In the entries below, find the line with "Clone this chart in D3.js." and the line with "const container = document.querySelector('#app');", then retype both and everything between them exactly. Do not copy the pictures.

-- start Records shown --

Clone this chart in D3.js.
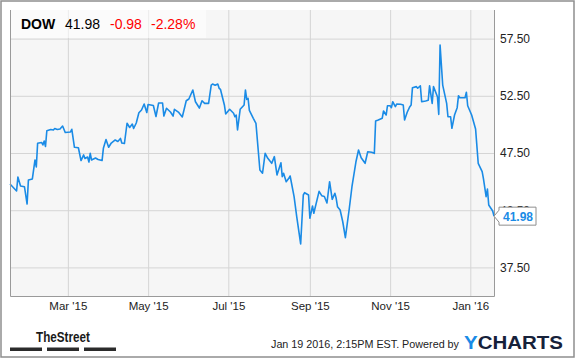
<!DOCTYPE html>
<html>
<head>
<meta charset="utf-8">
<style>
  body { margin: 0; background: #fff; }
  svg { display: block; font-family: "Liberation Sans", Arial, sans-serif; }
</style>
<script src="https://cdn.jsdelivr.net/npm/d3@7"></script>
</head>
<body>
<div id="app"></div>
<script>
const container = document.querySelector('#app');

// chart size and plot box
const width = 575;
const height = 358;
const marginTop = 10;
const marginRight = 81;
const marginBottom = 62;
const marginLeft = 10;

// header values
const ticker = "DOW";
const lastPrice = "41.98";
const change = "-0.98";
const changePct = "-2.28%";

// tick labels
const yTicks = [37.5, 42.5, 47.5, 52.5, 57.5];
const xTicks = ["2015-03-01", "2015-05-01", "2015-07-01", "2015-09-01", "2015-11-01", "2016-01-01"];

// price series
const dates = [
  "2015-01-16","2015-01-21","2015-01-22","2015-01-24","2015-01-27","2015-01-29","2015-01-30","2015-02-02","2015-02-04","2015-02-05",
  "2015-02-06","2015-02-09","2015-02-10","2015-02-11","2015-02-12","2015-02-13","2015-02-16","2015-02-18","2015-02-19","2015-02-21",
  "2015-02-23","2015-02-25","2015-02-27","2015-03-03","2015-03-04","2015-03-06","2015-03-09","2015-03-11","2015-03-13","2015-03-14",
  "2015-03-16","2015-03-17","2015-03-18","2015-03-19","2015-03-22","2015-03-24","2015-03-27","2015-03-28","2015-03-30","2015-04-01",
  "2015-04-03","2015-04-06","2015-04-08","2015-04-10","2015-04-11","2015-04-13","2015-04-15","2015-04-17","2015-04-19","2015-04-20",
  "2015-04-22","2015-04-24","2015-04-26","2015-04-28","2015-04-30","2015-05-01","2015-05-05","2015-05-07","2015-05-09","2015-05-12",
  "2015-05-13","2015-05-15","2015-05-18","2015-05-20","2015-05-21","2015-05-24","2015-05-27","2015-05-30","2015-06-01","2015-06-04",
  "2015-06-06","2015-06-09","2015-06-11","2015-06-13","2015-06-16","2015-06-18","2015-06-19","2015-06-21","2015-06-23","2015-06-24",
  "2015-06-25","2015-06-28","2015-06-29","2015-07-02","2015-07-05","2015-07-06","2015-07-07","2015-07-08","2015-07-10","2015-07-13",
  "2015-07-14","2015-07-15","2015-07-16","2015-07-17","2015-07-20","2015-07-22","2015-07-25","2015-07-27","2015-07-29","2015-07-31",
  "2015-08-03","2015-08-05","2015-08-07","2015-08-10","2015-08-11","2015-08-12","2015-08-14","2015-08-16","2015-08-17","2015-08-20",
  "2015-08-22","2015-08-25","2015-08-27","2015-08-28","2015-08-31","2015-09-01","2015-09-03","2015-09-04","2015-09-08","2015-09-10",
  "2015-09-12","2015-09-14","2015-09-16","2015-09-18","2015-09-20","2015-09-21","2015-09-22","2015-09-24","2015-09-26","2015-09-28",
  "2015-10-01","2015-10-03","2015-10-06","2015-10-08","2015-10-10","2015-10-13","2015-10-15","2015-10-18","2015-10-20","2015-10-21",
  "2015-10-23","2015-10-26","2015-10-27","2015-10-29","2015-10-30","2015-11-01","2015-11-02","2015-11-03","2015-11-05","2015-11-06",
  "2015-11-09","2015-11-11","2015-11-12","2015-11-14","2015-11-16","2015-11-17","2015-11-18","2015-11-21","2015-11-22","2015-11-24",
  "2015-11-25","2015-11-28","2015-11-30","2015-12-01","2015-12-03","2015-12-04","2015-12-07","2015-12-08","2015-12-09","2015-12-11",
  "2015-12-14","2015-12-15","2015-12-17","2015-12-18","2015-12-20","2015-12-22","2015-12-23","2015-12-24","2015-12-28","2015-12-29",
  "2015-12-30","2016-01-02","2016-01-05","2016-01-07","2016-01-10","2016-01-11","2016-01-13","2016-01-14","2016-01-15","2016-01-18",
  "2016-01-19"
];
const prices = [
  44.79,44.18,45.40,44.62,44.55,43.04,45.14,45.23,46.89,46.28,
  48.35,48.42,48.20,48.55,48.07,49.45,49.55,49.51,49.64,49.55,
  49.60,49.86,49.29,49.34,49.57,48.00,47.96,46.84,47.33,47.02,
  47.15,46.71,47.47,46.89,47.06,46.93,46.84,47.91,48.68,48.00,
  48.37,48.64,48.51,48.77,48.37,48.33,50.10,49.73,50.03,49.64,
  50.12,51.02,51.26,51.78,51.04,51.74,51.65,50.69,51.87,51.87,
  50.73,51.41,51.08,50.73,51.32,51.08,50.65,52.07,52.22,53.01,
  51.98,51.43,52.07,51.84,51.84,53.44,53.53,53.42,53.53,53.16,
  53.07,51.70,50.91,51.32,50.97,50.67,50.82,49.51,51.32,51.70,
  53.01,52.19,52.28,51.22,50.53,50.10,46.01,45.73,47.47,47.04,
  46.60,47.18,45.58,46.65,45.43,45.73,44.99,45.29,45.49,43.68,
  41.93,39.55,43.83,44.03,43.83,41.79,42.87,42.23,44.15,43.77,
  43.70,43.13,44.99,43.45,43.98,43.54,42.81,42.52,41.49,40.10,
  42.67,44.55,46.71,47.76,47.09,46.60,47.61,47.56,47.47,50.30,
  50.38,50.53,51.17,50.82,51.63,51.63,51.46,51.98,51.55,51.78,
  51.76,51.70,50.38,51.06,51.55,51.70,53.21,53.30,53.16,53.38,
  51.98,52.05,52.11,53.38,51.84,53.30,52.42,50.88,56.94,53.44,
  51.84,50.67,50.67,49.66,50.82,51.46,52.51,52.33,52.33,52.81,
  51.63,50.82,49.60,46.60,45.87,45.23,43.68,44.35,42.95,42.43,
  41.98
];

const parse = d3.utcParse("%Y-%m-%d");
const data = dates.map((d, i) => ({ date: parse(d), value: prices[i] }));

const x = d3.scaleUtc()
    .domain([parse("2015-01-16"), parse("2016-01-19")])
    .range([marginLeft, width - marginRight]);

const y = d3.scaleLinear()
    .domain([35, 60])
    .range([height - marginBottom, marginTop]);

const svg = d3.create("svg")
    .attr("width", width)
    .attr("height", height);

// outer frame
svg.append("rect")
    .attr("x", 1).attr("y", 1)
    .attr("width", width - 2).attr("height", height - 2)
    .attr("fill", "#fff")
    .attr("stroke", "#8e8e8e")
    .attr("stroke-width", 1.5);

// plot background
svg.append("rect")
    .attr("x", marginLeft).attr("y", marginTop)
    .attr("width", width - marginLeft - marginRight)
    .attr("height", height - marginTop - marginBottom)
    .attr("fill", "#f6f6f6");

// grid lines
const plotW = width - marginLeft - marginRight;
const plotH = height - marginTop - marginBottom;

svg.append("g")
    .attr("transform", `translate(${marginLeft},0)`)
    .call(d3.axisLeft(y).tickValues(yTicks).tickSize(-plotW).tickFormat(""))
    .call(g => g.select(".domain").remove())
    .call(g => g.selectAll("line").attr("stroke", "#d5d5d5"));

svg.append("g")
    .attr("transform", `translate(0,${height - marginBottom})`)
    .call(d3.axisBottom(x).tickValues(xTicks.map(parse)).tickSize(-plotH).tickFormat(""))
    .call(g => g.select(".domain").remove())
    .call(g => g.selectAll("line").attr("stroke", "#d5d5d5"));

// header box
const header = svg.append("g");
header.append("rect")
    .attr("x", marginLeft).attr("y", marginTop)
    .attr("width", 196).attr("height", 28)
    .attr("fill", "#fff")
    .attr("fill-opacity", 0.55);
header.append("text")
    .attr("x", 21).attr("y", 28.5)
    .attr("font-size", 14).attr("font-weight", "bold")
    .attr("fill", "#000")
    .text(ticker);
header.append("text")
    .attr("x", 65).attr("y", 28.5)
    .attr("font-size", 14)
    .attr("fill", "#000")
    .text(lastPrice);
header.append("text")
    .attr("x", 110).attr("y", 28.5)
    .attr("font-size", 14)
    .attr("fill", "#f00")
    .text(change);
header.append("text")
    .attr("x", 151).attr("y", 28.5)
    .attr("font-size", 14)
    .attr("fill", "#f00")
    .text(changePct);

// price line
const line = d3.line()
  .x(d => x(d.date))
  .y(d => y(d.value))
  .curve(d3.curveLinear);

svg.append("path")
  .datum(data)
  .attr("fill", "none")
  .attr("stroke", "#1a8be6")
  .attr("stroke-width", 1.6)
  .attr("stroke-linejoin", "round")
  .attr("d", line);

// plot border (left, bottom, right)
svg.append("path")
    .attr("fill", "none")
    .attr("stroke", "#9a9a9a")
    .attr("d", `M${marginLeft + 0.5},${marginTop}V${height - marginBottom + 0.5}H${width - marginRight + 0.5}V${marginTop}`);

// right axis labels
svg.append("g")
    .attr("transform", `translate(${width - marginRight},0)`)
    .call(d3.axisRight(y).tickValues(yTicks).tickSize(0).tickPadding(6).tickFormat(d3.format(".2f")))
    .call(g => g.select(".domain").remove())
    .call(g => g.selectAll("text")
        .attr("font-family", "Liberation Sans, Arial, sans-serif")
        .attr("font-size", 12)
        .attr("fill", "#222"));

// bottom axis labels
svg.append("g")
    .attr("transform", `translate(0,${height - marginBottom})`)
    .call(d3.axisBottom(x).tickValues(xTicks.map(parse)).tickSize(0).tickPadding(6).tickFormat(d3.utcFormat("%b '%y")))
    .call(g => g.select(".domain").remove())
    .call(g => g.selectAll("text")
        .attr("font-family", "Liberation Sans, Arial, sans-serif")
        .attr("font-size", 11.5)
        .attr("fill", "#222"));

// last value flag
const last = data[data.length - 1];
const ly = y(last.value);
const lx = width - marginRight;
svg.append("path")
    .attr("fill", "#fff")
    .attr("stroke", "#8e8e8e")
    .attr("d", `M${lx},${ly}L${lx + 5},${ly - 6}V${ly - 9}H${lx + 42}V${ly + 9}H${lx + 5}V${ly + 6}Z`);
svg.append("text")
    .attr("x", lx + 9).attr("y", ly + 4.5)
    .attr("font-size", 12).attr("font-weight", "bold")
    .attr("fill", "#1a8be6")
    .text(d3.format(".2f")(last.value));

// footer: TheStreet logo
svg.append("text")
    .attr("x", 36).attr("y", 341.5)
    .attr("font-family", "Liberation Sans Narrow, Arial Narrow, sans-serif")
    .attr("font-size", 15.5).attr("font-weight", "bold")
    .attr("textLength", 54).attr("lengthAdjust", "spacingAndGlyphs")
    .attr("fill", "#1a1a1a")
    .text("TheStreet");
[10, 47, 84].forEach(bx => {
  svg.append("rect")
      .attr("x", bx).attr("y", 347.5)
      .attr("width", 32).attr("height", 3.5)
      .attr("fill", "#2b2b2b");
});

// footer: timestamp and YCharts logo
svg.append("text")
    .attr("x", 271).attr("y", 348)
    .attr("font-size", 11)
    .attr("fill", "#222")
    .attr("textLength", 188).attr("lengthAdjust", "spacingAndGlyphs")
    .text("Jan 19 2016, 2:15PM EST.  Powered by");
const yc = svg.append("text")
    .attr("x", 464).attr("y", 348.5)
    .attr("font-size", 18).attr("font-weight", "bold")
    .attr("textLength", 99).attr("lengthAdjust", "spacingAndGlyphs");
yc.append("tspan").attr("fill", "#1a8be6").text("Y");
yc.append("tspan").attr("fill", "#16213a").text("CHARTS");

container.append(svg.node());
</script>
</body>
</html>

-- end Records shown --
-- start Records shown --

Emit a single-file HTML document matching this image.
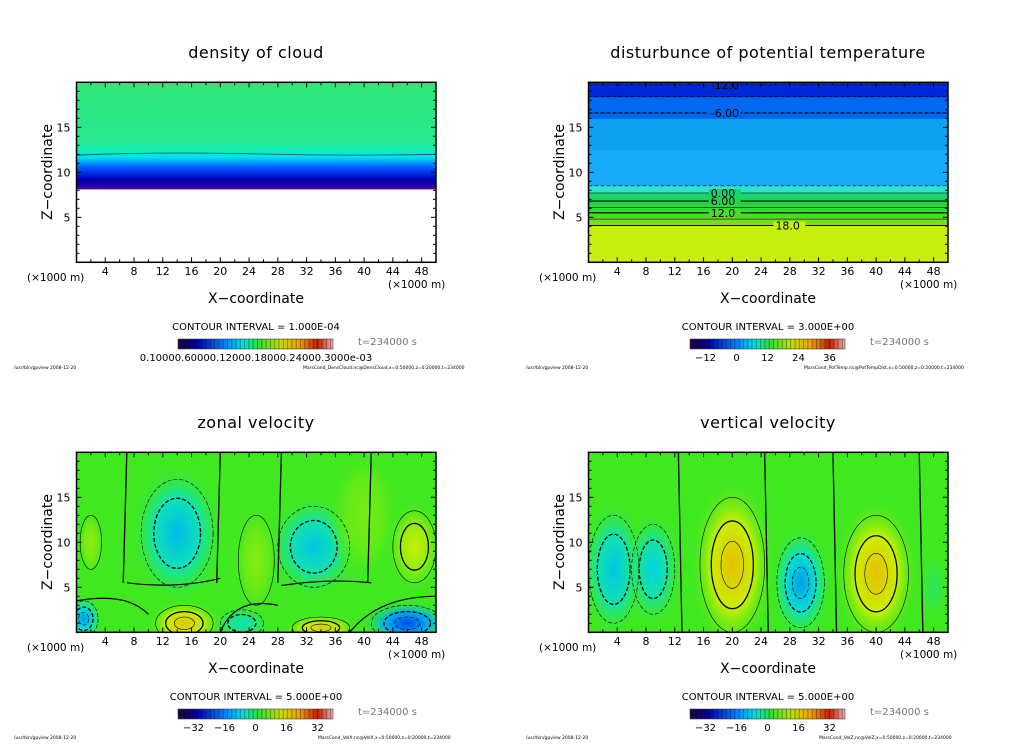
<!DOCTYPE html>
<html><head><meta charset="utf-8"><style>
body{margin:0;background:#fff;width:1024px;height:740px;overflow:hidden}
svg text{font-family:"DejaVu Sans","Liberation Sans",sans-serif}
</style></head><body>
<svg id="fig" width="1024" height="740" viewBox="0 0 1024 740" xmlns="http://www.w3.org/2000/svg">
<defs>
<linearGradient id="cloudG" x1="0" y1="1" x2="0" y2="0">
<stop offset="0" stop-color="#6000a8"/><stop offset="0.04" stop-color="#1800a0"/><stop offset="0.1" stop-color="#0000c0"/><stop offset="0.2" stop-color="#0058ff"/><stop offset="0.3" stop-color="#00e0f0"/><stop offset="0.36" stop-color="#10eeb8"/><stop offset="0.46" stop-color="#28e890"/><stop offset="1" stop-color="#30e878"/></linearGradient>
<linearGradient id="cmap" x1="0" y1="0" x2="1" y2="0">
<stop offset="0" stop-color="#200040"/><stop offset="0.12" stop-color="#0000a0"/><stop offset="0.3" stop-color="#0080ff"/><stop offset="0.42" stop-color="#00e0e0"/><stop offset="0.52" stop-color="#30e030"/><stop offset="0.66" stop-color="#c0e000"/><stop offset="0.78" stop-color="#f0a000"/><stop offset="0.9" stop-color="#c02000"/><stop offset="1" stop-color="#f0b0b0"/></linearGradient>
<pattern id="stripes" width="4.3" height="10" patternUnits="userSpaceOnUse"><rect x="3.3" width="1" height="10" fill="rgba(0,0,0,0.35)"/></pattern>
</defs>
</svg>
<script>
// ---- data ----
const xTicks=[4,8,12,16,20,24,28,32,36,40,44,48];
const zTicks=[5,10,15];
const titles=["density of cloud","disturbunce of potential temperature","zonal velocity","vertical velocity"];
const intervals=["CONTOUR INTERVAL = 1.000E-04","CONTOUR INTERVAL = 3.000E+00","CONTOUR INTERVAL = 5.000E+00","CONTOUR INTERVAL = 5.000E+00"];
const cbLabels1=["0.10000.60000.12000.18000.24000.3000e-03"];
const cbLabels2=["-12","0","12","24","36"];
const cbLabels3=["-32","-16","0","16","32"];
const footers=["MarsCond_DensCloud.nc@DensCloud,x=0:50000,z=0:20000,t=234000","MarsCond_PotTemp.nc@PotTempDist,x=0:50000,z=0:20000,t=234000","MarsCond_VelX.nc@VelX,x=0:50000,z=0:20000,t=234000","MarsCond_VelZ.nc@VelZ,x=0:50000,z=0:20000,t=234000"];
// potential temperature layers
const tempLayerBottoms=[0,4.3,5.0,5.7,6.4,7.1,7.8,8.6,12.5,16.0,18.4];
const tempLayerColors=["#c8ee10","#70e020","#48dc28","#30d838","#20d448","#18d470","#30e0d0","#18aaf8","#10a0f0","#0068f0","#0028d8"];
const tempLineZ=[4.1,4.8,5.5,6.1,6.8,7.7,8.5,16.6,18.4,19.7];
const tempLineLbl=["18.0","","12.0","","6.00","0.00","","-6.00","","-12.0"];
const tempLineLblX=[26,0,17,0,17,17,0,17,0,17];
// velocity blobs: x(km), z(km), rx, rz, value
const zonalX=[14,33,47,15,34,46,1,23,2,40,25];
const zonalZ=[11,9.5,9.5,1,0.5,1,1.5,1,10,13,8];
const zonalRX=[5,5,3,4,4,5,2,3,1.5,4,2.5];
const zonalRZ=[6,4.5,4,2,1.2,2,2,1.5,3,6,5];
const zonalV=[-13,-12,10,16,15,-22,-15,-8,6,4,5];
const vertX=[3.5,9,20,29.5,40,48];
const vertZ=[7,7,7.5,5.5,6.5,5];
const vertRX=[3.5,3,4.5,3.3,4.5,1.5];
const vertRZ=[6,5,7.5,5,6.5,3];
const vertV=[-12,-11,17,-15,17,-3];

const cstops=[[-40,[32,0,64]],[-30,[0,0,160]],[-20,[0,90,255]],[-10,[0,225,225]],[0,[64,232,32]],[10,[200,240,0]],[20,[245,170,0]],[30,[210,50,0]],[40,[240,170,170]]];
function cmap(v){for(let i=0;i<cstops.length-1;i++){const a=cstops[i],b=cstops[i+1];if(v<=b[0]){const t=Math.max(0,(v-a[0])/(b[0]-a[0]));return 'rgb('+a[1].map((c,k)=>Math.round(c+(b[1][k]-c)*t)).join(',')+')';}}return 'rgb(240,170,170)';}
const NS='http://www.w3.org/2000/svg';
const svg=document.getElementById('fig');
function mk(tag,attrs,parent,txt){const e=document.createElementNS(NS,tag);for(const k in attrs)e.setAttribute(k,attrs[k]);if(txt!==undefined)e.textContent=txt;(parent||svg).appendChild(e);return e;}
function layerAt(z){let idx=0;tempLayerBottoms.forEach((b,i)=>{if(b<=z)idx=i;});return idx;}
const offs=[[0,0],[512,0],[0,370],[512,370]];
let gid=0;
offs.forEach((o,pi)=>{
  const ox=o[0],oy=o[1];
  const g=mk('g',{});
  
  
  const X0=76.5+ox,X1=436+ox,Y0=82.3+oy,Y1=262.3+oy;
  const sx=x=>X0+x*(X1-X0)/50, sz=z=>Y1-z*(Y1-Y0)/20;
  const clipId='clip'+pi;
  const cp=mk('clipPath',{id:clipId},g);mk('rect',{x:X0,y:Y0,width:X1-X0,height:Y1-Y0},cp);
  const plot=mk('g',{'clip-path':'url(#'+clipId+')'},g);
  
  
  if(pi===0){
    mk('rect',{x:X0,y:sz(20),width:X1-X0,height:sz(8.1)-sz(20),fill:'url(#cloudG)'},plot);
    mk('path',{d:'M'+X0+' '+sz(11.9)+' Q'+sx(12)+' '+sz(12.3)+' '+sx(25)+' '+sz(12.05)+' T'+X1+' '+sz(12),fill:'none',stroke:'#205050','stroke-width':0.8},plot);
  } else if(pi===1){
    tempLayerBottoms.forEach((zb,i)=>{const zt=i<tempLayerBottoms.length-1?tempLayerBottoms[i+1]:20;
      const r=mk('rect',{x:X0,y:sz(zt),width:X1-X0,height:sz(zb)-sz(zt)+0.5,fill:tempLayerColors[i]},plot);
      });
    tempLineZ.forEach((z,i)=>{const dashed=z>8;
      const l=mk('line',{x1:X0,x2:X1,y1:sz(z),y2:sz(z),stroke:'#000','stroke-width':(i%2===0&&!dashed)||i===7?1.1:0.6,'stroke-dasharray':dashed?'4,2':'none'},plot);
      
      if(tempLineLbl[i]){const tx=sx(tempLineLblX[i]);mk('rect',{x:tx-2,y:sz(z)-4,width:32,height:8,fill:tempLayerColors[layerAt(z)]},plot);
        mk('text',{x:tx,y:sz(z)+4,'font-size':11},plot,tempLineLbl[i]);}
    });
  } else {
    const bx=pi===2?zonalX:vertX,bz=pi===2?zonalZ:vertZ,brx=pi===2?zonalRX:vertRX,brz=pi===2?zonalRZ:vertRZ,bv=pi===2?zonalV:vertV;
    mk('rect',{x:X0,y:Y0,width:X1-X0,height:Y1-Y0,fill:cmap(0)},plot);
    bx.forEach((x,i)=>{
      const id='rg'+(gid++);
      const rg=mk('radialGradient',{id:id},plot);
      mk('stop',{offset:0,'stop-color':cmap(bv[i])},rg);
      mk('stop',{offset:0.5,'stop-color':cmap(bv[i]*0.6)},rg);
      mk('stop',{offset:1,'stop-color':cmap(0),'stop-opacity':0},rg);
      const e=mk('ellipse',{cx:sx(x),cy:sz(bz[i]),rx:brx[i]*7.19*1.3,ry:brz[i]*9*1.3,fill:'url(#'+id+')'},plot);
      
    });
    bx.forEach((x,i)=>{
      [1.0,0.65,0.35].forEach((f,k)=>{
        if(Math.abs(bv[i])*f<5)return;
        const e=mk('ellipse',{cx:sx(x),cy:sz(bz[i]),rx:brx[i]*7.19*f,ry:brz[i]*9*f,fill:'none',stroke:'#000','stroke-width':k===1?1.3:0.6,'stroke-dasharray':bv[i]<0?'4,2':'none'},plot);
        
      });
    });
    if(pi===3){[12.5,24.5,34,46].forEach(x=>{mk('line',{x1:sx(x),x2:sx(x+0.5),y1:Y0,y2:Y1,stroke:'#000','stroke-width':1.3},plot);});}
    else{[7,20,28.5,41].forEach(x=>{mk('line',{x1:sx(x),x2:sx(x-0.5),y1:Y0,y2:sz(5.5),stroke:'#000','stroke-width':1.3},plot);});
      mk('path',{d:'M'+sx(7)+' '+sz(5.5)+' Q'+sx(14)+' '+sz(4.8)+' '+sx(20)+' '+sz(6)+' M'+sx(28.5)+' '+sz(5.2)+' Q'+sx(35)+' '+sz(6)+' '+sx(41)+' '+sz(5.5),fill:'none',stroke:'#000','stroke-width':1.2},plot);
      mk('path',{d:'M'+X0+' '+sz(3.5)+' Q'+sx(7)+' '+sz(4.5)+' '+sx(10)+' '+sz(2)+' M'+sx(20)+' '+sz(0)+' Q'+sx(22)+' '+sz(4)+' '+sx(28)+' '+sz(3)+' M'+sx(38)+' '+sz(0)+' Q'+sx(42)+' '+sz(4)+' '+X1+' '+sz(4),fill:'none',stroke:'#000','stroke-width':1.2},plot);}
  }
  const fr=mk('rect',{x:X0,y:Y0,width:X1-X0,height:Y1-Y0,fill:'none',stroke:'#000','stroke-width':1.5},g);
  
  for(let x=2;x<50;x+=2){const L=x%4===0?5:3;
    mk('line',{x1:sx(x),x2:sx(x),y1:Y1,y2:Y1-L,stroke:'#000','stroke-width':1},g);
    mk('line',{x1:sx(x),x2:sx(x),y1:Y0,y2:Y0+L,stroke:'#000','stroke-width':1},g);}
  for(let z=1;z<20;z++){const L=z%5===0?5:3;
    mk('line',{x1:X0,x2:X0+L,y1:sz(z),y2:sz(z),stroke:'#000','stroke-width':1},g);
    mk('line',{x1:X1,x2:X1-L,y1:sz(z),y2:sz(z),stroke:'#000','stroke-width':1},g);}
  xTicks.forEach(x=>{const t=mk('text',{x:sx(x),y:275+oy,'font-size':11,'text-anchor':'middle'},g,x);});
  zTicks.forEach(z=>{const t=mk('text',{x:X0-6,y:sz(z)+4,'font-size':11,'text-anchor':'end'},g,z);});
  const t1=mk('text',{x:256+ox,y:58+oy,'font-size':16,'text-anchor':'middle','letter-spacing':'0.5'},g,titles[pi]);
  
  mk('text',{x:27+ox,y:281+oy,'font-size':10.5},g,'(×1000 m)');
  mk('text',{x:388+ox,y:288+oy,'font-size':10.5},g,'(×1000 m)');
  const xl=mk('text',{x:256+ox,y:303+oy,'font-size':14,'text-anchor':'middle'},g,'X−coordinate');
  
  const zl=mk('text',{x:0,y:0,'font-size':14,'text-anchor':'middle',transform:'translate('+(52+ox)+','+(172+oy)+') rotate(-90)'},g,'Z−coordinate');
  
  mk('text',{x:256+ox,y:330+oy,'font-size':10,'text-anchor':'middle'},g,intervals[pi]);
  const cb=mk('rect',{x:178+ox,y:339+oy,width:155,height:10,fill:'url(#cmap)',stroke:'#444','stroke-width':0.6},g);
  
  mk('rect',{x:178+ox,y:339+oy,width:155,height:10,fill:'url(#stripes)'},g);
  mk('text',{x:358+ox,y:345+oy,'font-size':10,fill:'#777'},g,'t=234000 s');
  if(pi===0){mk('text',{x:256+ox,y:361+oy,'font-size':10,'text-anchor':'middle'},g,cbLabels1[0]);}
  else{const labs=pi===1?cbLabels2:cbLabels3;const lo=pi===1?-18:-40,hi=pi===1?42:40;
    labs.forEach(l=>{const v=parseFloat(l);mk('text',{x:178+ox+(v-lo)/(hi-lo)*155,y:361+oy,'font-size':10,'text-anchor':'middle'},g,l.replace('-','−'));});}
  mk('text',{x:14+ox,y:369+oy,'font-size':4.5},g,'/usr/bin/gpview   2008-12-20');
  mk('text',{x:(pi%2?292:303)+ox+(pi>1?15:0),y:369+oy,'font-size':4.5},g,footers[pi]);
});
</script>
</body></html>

-- end Records shown --

Solution to the exercise.
Clone this chart in D3.js.
<!DOCTYPE html>
<html>
<head>
<meta charset="utf-8">
<style>
  body { margin: 0; background: #fff; }
  svg { display: block; font-family: "Liberation Sans", Arial, sans-serif; }
</style>
<script src="https://cdn.jsdelivr.net/npm/d3@7"></script>
</head>
<body>
<div id="app"></div>
<script>
const container = document.querySelector('#app');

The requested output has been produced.